**Provided data:**
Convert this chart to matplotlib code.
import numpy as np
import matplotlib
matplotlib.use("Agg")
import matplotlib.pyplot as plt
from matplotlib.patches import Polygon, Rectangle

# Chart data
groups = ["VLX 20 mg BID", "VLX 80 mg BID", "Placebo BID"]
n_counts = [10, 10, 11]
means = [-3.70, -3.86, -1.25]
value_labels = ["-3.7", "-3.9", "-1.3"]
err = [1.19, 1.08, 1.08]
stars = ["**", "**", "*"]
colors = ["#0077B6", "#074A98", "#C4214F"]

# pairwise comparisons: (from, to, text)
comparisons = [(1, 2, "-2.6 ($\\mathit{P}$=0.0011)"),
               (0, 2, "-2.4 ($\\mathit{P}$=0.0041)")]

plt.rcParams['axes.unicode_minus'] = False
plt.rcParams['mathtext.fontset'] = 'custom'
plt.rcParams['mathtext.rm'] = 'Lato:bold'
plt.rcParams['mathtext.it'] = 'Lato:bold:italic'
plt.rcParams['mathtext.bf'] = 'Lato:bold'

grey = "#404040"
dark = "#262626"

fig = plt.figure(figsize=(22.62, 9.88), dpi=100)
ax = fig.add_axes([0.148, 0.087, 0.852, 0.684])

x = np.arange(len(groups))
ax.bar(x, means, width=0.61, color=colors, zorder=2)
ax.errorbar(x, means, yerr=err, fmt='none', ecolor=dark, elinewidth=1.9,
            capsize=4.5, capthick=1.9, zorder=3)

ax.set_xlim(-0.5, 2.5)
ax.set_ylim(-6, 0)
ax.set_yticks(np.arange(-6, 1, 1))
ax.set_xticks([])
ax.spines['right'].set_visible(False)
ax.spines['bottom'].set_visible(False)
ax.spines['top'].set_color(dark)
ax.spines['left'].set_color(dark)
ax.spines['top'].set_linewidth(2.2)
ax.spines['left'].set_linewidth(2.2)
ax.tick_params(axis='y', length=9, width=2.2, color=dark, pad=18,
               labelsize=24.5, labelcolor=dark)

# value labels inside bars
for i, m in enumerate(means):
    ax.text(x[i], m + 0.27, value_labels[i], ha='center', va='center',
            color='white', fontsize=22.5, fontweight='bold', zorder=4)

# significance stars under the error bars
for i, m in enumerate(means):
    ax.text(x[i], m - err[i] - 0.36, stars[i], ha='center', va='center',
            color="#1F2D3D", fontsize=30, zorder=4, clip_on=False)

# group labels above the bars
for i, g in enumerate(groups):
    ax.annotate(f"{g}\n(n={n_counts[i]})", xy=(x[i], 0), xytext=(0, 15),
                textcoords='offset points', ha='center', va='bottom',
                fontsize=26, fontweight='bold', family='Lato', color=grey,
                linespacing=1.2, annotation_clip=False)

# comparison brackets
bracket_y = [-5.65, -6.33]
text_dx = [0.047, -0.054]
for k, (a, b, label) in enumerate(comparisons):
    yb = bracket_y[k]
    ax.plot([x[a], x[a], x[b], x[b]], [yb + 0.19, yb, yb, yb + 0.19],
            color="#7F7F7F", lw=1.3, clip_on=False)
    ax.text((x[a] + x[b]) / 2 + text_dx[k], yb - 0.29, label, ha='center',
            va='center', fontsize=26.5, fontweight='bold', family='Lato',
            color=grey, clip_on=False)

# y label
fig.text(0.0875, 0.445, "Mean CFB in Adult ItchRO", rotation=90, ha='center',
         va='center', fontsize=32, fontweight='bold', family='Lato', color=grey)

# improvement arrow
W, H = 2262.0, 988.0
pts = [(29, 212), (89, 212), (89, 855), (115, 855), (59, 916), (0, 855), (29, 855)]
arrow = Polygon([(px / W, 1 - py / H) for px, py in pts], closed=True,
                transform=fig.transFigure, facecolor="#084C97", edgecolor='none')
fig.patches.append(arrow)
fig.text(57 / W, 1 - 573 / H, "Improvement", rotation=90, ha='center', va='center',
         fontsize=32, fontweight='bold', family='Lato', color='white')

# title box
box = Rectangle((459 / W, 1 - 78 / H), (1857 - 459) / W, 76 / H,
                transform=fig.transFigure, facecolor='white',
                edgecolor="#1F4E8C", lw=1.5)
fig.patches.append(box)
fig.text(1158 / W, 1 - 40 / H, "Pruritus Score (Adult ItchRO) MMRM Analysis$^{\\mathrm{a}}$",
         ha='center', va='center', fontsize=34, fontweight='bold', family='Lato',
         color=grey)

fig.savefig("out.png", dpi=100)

**Set task:** Output all of the data again, exactly.

**The result:**
Convert this chart to matplotlib code.
import numpy as np
import matplotlib
matplotlib.use("Agg")
import matplotlib.pyplot as plt
from matplotlib.patches import Polygon, Rectangle

# Chart data
groups = ["VLX 20 mg BID", "VLX 80 mg BID", "Placebo BID"]
n_counts = [10, 10, 11]
means = [-3.70, -3.86, -1.25]
value_labels = ["-3.7", "-3.9", "-1.3"]
err = [1.19, 1.08, 1.08]
stars = ["**", "**", "*"]
colors = ["#0077B6", "#074A98", "#C4214F"]

# pairwise comparisons: (from, to, text)
comparisons = [(1, 2, "-2.6 ($\\mathit{P}$=0.0011)"),
               (0, 2, "-2.4 ($\\mathit{P}$=0.0041)")]

plt.rcParams['axes.unicode_minus'] = False
plt.rcParams['mathtext.fontset'] = 'custom'
plt.rcParams['mathtext.rm'] = 'Lato:bold'
plt.rcParams['mathtext.it'] = 'Lato:bold:italic'
plt.rcParams['mathtext.bf'] = 'Lato:bold'

grey = "#404040"
dark = "#262626"

fig = plt.figure(figsize=(22.62, 9.88), dpi=100)
ax = fig.add_axes([0.148, 0.087, 0.852, 0.684])

x = np.arange(len(groups))
ax.bar(x, means, width=0.61, color=colors, zorder=2)
ax.errorbar(x, means, yerr=err, fmt='none', ecolor=dark, elinewidth=1.9,
            capsize=4.5, capthick=1.9, zorder=3)

ax.set_xlim(-0.5, 2.5)
ax.set_ylim(-6, 0)
ax.set_yticks(np.arange(-6, 1, 1))
ax.set_xticks([])
ax.spines['right'].set_visible(False)
ax.spines['bottom'].set_visible(False)
ax.spines['top'].set_color(dark)
ax.spines['left'].set_color(dark)
ax.spines['top'].set_linewidth(2.2)
ax.spines['left'].set_linewidth(2.2)
ax.tick_params(axis='y', length=9, width=2.2, color=dark, pad=18,
               labelsize=24.5, labelcolor=dark)

# value labels inside bars
for i, m in enumerate(means):
    ax.text(x[i], m + 0.27, value_labels[i], ha='center', va='center',
            color='white', fontsize=22.5, fontweight='bold', zorder=4)

# significance stars under the error bars
for i, m in enumerate(means):
    ax.text(x[i], m - err[i] - 0.36, stars[i], ha='center', va='center',
            color="#1F2D3D", fontsize=30, zorder=4, clip_on=False)

# group labels above the bars
for i, g in enumerate(groups):
    ax.annotate(f"{g}\n(n={n_counts[i]})", xy=(x[i], 0), xytext=(0, 15),
                textcoords='offset points', ha='center', va='bottom',
                fontsize=26, fontweight='bold', family='Lato', color=grey,
                linespacing=1.2, annotation_clip=False)

# comparison brackets
bracket_y = [-5.65, -6.33]
text_dx = [0.047, -0.054]
for k, (a, b, label) in enumerate(comparisons):
    yb = bracket_y[k]
    ax.plot([x[a], x[a], x[b], x[b]], [yb + 0.19, yb, yb, yb + 0.19],
            color="#7F7F7F", lw=1.3, clip_on=False)
    ax.text((x[a] + x[b]) / 2 + text_dx[k], yb - 0.29, label, ha='center',
            va='center', fontsize=26.5, fontweight='bold', family='Lato',
            color=grey, clip_on=False)

# y label
fig.text(0.0875, 0.445, "Mean CFB in Adult ItchRO", rotation=90, ha='center',
         va='center', fontsize=32, fontweight='bold', family='Lato', color=grey)

# improvement arrow
W, H = 2262.0, 988.0
pts = [(29, 212), (89, 212), (89, 855), (115, 855), (59, 916), (0, 855), (29, 855)]
arrow = Polygon([(px / W, 1 - py / H) for px, py in pts], closed=True,
                transform=fig.transFigure, facecolor="#084C97", edgecolor='none')
fig.patches.append(arrow)
fig.text(57 / W, 1 - 573 / H, "Improvement", rotation=90, ha='center', va='center',
         fontsize=32, fontweight='bold', family='Lato', color='white')

# title box
box = Rectangle((459 / W, 1 - 78 / H), (1857 - 459) / W, 76 / H,
                transform=fig.transFigure, facecolor='white',
                edgecolor="#1F4E8C", lw=1.5)
fig.patches.append(box)
fig.text(1158 / W, 1 - 40 / H, "Pruritus Score (Adult ItchRO) MMRM Analysis$^{\\mathrm{a}}$",
         ha='center', va='center', fontsize=34, fontweight='bold', family='Lato',
         color=grey)

fig.savefig("out.png", dpi=100)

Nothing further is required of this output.